One of the most common problems agents face, Goro says, often comes down to neglecting their database and letting their contacts dry up.

“The most common thing, really, is people do not work their database,” Goro says. “They come to work without a plan. They come to the office and they don’t think about calling their database or a past customer; they don’t think about setting up a program to give gifts to them, or to go talk to them about the business. They don’t have coffee with them. They’re just hoping that the phone’s going to ring. And I don’t care how long you stare at it, the phone’s not going to ring.”

Goro uses as system that he calls “Who Do You Know” to kickstart agents who have stalled. He advises agents to tell everybody that they do business with that they’re in real estate.

 “Maybe it’s dry cleaners, maybe it’s a beauty salon,” Goro says. “It could be a variety of different places that you absolutely go to where the people know you, but you have still not told them that you’re in the real estate business. You use your ‘who do you know’ list to build a business.”

That list, he adds, should help in building a marketing plan. But your marketing plan should not only cater to your database and help promote you within your sphere of influence, it should also market yourself within the niche and/or location you work in, and establish yourself as an expert. Goro recently talked to a new agent who was working in an unfamiliar area and was experiencing problems.
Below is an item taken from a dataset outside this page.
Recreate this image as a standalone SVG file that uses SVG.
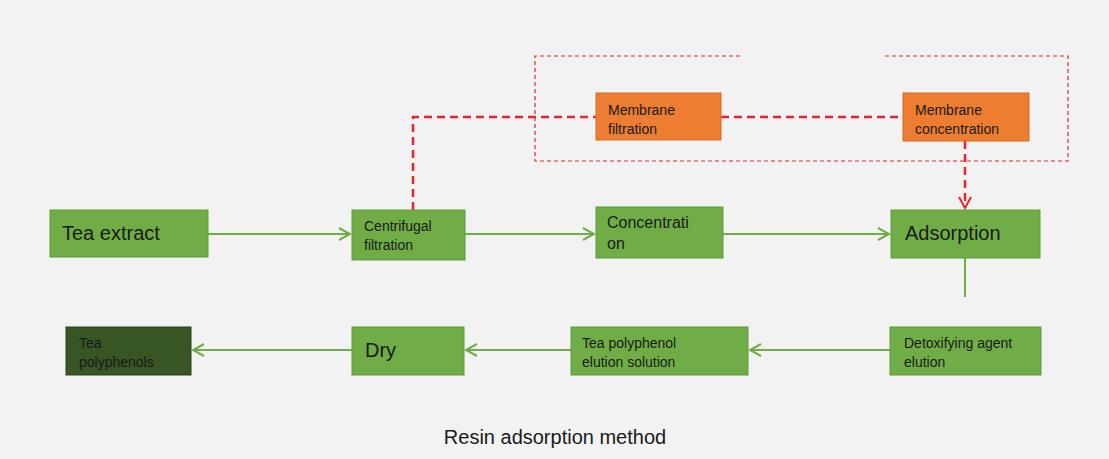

The agent had just moved to the area himself, but was attempting to keep his business going; he was just changing the area in which he worked. However, he was getting stuck catering to clients in his old area, and when he did get referrals and leads in his new area, he couldn’t answer certain questions and didn’t have enough or the right information to satisfy potential clients, and he lost the lead.

Goro advised the agent to get to know everything about the neighborhood so that the clients receive the service they expect and won’t be tempted to switch agents.

“You must know the area, because if you really have not taken the time to learn the school districts, neighborhood restaurants, coffee shops, etc., you have not taken the time to learn everything about the neighborhood that you possibly can to become an expert in an area where they expect you to be an expert,”  he says.